La mañana la empezamos abandonando la idea de chapuzarnos en la piscina marítima del Copacabana pero al llegar a La Habana Vieja decidimos subir a la terraza del Saratoga, el hotel que está frene al Capitolio, desde donde ya había hecho unas fotos de la ciudad y donde, en una placa, se recuerda que en él pasaron unos días Rafael Alberti y su esposa Teresa León en 1934, y que hoy es uno de los de mayor lujo de La Habana. No estuvimos mucho. Y de allí nos fuimos a la tarea de comprar un pequeño dibujo que se había impuesto Nuestro Hombre en La Habana. Pero aproveché el tiempo para repetir algunas de las fotos desde las alturas, que siempre tienen su encanto, dan una imagen más clara de lo importante que somos, casi nada.
Comimos en el 860 de Neptuno compartiendo el pequeño comedor de tres mesas primero con un grupo anglosajón, que ni dieron las gracias cuando me levanté de mi asiento y lo aparté para que pudieran pasar ellos cómodamente con la silla con un bebé que llevaban. Un poco después con dos matrimonios vascos que habían venido por trece días y eran expertos en los secretos de La Habana.

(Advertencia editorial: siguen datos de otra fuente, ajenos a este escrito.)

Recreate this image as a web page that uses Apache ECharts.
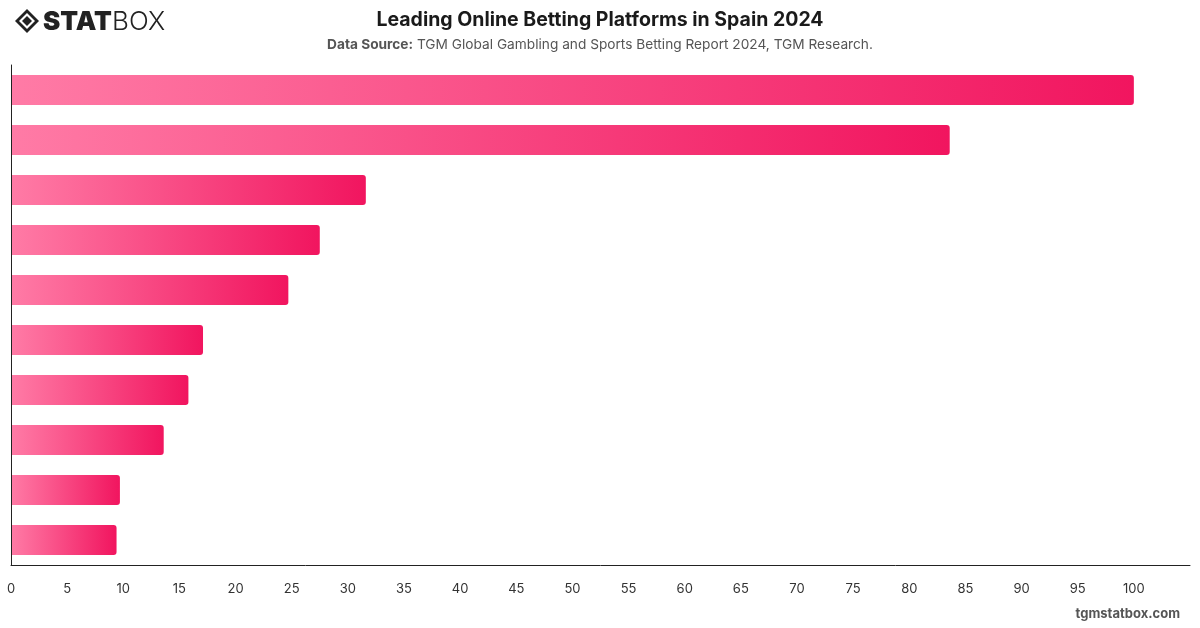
<!DOCTYPE html>
<html>
<head>
    <meta charset="utf-8">
    <title>Leading Online Betting Platforms in Spain 2024</title>
    <script src="https://cdn.jsdelivr.net/npm/echarts@6/dist/echarts.min.js"></script>
    <style>
        html, body { margin: 0; padding: 0; background: #fff; }
    </style>
</head>
<body>
<div id="chart" style="width: 1200px; height: 628px;"></div>
<script>
    // category names are not printed on the reference, so these are placeholders
    var platforms = ['Platform 1', 'Platform 2', 'Platform 3', 'Platform 4', 'Platform 5',
                     'Platform 6', 'Platform 7', 'Platform 8', 'Platform 9', 'Platform 10'];
    var shares = [100, 83.6, 31.6, 27.5, 24.7, 17.1, 15.8, 13.6, 9.7, 9.4];
    var tickLabels = ['0', '5', '10', '15', '20', '25', '30', '35', '40', '45', '50',
                      '55', '60', '65', '70', '75', '80', '85', '90', '95', '100'];

    var myChart = echarts.init(document.getElementById('chart'));

    var font = 'Inter, "Noto Sans", sans-serif';

    var option = {
        backgroundColor: '#fff',
        animation: false,
        title: {
            text: 'Leading Online Betting Platforms in Spain 2024',
            left: 'center',
            top: 5,
            textStyle: { fontFamily: font, fontSize: 19.5, fontWeight: 'bold', color: '#1a1a1a' },
            subtext: '{b|Data Source:} TGM Global Gambling and Sports Betting Report 2024, TGM Research.',
            itemGap: 8,
            subtextStyle: {
                fontFamily: font, fontSize: 13.7, color: '#555',
                rich: { b: { fontFamily: font, fontSize: 13.7, fontWeight: 'bold', color: '#555' } }
            }
        },
        grid: { left: 11, right: 10, top: 65, bottom: 63, containLabel: false },
        xAxis: {
            type: 'value',
            min: 0,
            max: 105,
            interval: 5,
            splitLine: { show: false },
            axisTick: { show: false },
            axisLine: { show: true, lineStyle: { color: '#222', width: 1 } },
            axisLabel: {
                showMaxLabel: false,
                margin: 18,
                color: '#333',
                fontFamily: font,
                fontSize: 13,
                formatter: function (v) {
                    var s = String(v);
                    return tickLabels.indexOf(s) >= 0 ? s : '';
                }
            }
        },
        yAxis: {
            type: 'category',
            inverse: true,
            z: 5,
            data: platforms,
            axisTick: { show: false },
            axisLabel: { show: false },
            axisLine: { show: true, lineStyle: { color: '#222', width: 1 } }
        },
        series: [{
            type: 'bar',
            data: shares,
            barWidth: '60%',
            itemStyle: {
                borderRadius: [0, 3, 3, 0],
                color: new echarts.graphic.LinearGradient(0, 0, 1, 0, [
                    { offset: 0, color: '#ff7ba6' },
                    { offset: 1, color: '#f1155f' }
                ])
            }
        }],
        graphic: [
            // logo mark
            {
                type: 'group', left: 15, top: 9,
                children: [
                    { type: 'polygon', shape: { points: [[12, 0], [24, 12], [12, 24], [0, 12]] },
                      style: { fill: '#222' } },
                    { type: 'polygon', shape: { points: [[12, 4], [20, 12], [12, 20], [4, 12]] },
                      style: { fill: '#fff' } },
                    { type: 'polygon', shape: { points: [[12, 7], [17, 12], [12, 17], [7, 12]] },
                      style: { fill: '#222' } },
                    { type: 'text', x: 28, y: 0,
                      style: { text: 'STAT', fill: '#222', fontFamily: 'Inter, "DejaVu Sans", sans-serif',
                               fontSize: 26, fontWeight: 900 } },
                    { type: 'text', x: 97, y: 0,
                      style: { text: 'BOX', fill: '#222', fontFamily: 'Inter, "DejaVu Sans", sans-serif',
                               fontSize: 26, fontWeight: 300 } }
                ]
            },
            {
                type: 'text', right: 20, top: 608,
                style: { text: 'tgmstatbox.com', fill: '#555', fontFamily: font,
                         fontSize: 13, fontWeight: 'bold' }
            }
        ]
    };

    myChart.setOption(option);
</script>
</body>
</html>
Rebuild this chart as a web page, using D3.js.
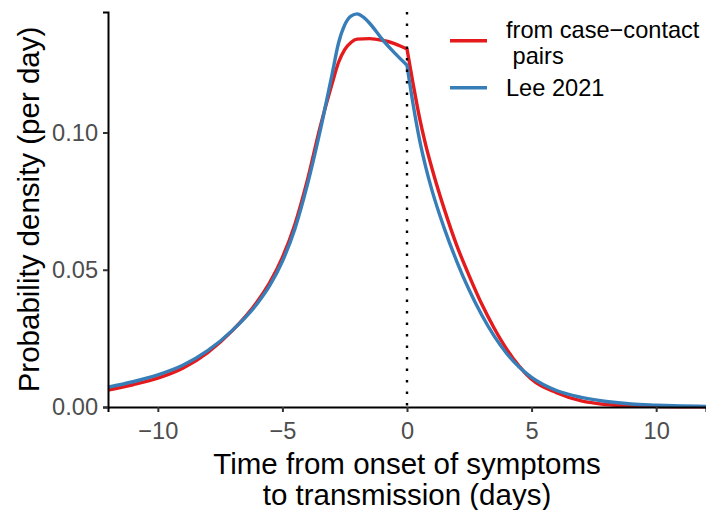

Nos intercambiamos consejos y recomendaciones y, en parte por ellos acabamos en la Fábrica, visita que teníamos todavía pendiente.
Después de comer, ya en casa descansando algo, fue cuando decidimos no dejar para más tarde la visita a la Fábrica de Arte Cubano. Fuimos con lluvia y volvimos con la amenaza de un nuevo diluvio, que se quedó en amenaza tan solo. Nos mojamos a la ida, pero lo bueno de los chaparrones de La Habana es que se evaporan pronto, y a la salida de la fábrica ya estábamos secos. Los siete kilómetros de la vuelta nos abrieron el apetito que tratamos de aplacar en el Biky. Otra vez el Biky, pero siempre salimos satisfechos. Y así fue como terminamos el día. Cansados pero contentos. Como en los cuentos con los que te duermes bien.